The White Tower, or Weissturm, as the guides knew it, is one of the citadels of the Alps, a clear, dazzling peak whose precipice tops rise supreme above the valley and village of Kandermatt. No man had ever reached its crest and lived to tell the story. Few climbers, native or visitor, had the courage and stamina to challenge it. Even to reach its shoulders was a five-day feat in favorable weather.
Into the village of Kandermatt drifts an American aviator in October, 1944. Sole survivor of an American bomber, Captain Martin Ordway in his parachute comes down through the mountain mist to land in a pasture he had known as a student. Stunned and half frozen, he is rescued by Andreas Benner and resuscitated by Carla Dehn, the girl of his calf love, with whom he had climbed the lesser slopes twelve years earlier. Giving Martin all the luck in the world, I still think he was riding coincidence rather hard.
He is up and about on the second day. His friends at the Gasthof have hidden his uniform, and plans are afoot to save him from internment. Meantime, in borrowed clothes too small for his big frame, he visits the habitués, falls in love again with Carla, and with American impetuosity decides that once and forever he must climb the White Tower. Old Andreas, whose father lost his life on the Weissturm, is obviously the first choice for such an expedition; and when he tells Martin that for safety’s sake they must have at least six climbers, the American lines up Delambre, a French exile writer (suspected of quiet drinking), Radcliffe, the wiry English geologist who had been with Mallory on Everest, and Hein, an officer of the Wehrmacht on leave and, like Martin, in disguise.
The reader is soon immersed in the affairs and excitement of six people who want to climb an unapproachable mountain and who are climbing it together because they can’t climb it alone. I don’t know how far to trust the symbolism of this Alpine fraternity, all of whom are trying to escape from the reality of a sick world; the French dilettante who believes in decadence, the English rock-collector so valiant in his retreats, the American builder who had blown up a thousand homes, the Austrian beauty running away from her Nazi husband, and the German officer to whom climbing is as ruthless as war. I don’t know whether Martin’s and Carla’s delicious love-making would be an apéritif for such an endeavor, or whether she would kiss him quite so often as she seems to with “his face glistening with sweat.” I don’t know how four days’ supply of food could be made to stretch through such a long snowstorm or whether a crippled party could descend so securely. These episodes, along with Martin’s precision landing, one must take on faith.
But I do know that the terror and loneliness of great height are here described with power and beauty. I know that the intimacy and warmth of Alpine hut and of canvas under snow stand out like oases in the long drudge of this climb. I know that Martin is by turns a salty and idealized American, and I could wish that it had not taken quite so long to follow his exploits. The novelist is intent that every reader shall share in the ordeal and exhaustion of the climb. This is right.

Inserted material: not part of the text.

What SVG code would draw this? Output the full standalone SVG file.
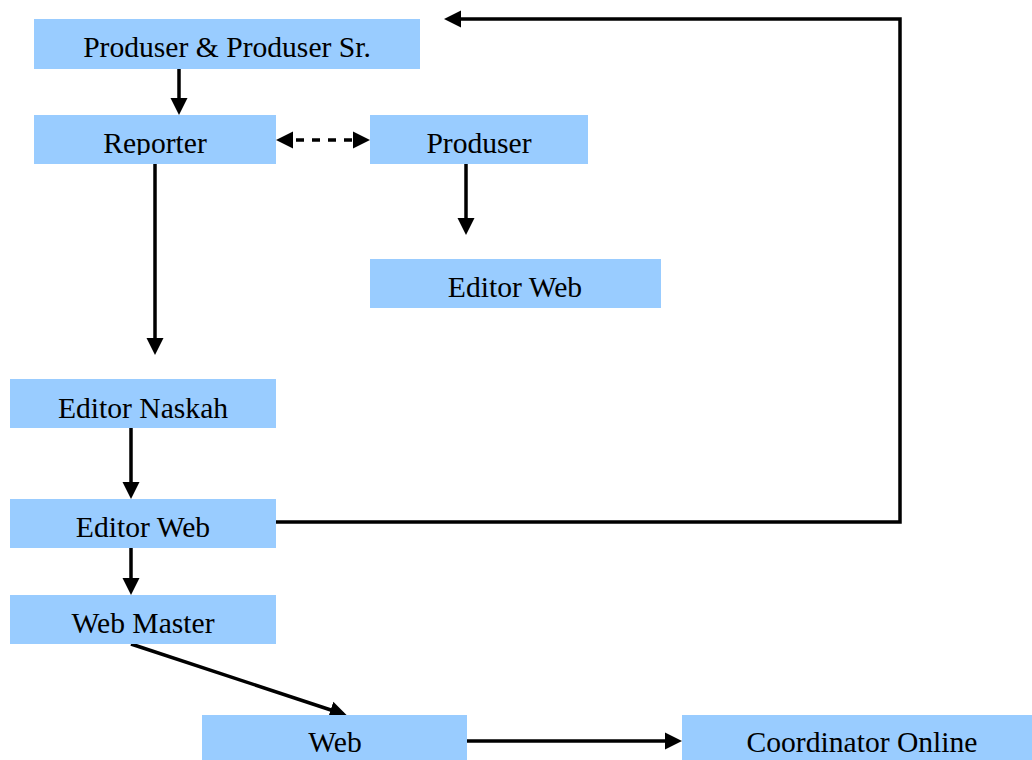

But all through the latter stages, he resorts to repetitions of the gray rock world and to flashbacks of earlier reminiscence which stretch out the narrative without deepening its interest.
Rebels both
Raw Material is the uninviting title of an unusual book. It is the halfway autobiography of Oliver La Farge, born the son of Grant La Farge and one of the third generation of artists, educated at Groton and Harvard and on the waters of Narragansett Bay, employed as an assistant to a Danish archaeologist at Tulane, and in his field work with the Mayan Indians learning Spanish so that it became his second tongue, piecing together the primitive dialects, coming to know certain parts of Latin America better than he did his own country, writing his best-seller, Laughing Boy, and feeling within himself that slow rebellion against the tradition and habits of the Eastern seaboard, a rebellion of which this book is, he believes, the emancipation proclamation. La Farge is today a major and the historical officer of the Air Transport Command. Assigned to a fascinating outfit and in love with a bomber, from his new height he looks down on the landscape of his youth.

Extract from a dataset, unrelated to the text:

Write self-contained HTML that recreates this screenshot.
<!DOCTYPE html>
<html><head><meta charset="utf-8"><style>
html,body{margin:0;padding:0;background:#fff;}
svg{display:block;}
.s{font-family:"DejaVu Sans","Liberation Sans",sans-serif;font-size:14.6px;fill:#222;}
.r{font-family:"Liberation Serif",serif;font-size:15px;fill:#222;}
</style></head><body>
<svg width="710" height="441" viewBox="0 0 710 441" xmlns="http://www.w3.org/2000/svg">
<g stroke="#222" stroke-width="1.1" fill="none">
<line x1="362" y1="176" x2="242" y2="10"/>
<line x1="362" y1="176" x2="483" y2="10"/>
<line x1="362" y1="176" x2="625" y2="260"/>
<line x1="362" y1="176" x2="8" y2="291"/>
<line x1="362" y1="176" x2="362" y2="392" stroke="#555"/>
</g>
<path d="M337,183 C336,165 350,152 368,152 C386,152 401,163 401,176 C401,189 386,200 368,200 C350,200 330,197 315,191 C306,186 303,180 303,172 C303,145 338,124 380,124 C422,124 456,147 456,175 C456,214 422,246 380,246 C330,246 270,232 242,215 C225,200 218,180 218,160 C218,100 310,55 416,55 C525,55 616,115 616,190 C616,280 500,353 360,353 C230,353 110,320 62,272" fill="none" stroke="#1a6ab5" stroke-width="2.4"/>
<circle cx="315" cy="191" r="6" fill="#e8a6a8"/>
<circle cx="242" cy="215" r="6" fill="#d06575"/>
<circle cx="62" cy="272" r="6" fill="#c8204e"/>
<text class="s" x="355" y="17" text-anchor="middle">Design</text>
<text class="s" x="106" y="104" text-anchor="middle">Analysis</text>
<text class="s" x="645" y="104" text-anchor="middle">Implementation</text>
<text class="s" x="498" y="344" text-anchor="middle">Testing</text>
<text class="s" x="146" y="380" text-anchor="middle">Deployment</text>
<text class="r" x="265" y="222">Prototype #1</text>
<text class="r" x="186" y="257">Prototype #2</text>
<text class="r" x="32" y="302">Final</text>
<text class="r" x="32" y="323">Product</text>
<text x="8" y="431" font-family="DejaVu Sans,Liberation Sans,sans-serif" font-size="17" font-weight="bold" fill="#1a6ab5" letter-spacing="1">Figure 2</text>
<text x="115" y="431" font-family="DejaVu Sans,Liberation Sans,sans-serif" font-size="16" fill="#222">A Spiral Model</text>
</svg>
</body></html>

These pages are charged with feeling: with affection, as in that superb chapter about his father (“Old Man Facing Death”); with resentment, as when he speaks of Robinson and the mass bullying at Groton; with loyalty when he recalls his liberated and absorbing days with the Indians; and with dedication when at the dose he examines with such candor his writing. Whether the rebellion which has cut him loose from conformity is as final as he now believes, I question, but in the heat of it he has written a provocative book.
Artie Greengroin Pfc is rebellion in a lighter vein. In this series of short sketches which were written for the London edition of Yank, Harry Brown has summed up the escapades and pet gripes of a Pfc in the QM Corps, who comes from Brooklyn and whose dialect has the shrewdness, the show-off, and the humor of the pavement-bred American.
Artie is not a fighter like Mauldin’s Willie and Joe. He flourishes in the rear area where, in his own way, he gives the bird to sergeants and chicken colonels, where he peels potatoes, cleans differentials, stands inspection, brags to his doll at the Snort and Whistle, and, on rare occasions, writes “pertry or makes a play for a duchess. As in Nize Baby, the humor lies half in the spelling and half in the situation, and the portrait of the Army which emerges is an amusing complement to Mr. Brown’s admirable novel, A Walk in the Sun.